▶ **Exercise directions**: Repeat, exactly and completely, the entries shown underneath.

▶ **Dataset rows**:
■ ■ ■ ■

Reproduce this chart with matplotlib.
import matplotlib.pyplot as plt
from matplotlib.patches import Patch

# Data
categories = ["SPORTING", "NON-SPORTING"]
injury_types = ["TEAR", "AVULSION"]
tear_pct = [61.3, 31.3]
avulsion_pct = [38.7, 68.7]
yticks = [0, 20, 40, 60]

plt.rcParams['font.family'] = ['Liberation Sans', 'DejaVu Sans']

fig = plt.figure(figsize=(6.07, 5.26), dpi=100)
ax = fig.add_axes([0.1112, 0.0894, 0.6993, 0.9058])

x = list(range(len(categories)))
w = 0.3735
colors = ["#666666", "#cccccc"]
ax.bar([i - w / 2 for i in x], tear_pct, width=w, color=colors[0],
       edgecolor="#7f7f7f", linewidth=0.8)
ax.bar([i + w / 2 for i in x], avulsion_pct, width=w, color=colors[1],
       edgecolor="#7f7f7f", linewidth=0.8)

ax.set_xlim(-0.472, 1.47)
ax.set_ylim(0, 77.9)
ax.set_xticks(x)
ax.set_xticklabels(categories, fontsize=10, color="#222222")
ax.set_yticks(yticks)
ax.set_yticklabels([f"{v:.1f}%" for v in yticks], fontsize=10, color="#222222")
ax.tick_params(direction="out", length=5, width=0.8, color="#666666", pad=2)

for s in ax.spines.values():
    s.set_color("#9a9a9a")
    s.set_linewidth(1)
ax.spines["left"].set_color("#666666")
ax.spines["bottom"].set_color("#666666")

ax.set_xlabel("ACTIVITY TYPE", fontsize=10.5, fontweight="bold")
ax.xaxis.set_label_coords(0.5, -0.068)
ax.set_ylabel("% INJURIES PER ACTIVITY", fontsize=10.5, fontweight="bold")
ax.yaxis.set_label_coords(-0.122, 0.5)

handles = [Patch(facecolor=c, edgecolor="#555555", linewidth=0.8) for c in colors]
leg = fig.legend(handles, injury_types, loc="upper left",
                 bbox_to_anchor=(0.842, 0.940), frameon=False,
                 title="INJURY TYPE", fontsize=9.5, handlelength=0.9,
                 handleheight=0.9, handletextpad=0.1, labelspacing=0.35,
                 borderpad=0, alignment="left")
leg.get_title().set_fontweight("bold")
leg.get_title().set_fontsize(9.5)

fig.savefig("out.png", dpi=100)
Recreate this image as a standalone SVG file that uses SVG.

■ ■ ■ ■

▶ **Exercise solution**:
Reproduce this chart with matplotlib.
import matplotlib.pyplot as plt
from matplotlib.patches import Patch

# Data
categories = ["SPORTING", "NON-SPORTING"]
injury_types = ["TEAR", "AVULSION"]
tear_pct = [61.3, 31.3]
avulsion_pct = [38.7, 68.7]
yticks = [0, 20, 40, 60]

plt.rcParams['font.family'] = ['Liberation Sans', 'DejaVu Sans']

fig = plt.figure(figsize=(6.07, 5.26), dpi=100)
ax = fig.add_axes([0.1112, 0.0894, 0.6993, 0.9058])

x = list(range(len(categories)))
w = 0.3735
colors = ["#666666", "#cccccc"]
ax.bar([i - w / 2 for i in x], tear_pct, width=w, color=colors[0],
       edgecolor="#7f7f7f", linewidth=0.8)
ax.bar([i + w / 2 for i in x], avulsion_pct, width=w, color=colors[1],
       edgecolor="#7f7f7f", linewidth=0.8)

ax.set_xlim(-0.472, 1.47)
ax.set_ylim(0, 77.9)
ax.set_xticks(x)
ax.set_xticklabels(categories, fontsize=10, color="#222222")
ax.set_yticks(yticks)
ax.set_yticklabels([f"{v:.1f}%" for v in yticks], fontsize=10, color="#222222")
ax.tick_params(direction="out", length=5, width=0.8, color="#666666", pad=2)

for s in ax.spines.values():
    s.set_color("#9a9a9a")
    s.set_linewidth(1)
ax.spines["left"].set_color("#666666")
ax.spines["bottom"].set_color("#666666")

ax.set_xlabel("ACTIVITY TYPE", fontsize=10.5, fontweight="bold")
ax.xaxis.set_label_coords(0.5, -0.068)
ax.set_ylabel("% INJURIES PER ACTIVITY", fontsize=10.5, fontweight="bold")
ax.yaxis.set_label_coords(-0.122, 0.5)

handles = [Patch(facecolor=c, edgecolor="#555555", linewidth=0.8) for c in colors]
leg = fig.legend(handles, injury_types, loc="upper left",
                 bbox_to_anchor=(0.842, 0.940), frameon=False,
                 title="INJURY TYPE", fontsize=9.5, handlelength=0.9,
                 handleheight=0.9, handletextpad=0.1, labelspacing=0.35,
                 borderpad=0, alignment="left")
leg.get_title().set_fontweight("bold")
leg.get_title().set_fontsize(9.5)

fig.savefig("out.png", dpi=100)
Recreate this image as a standalone SVG file that uses SVG.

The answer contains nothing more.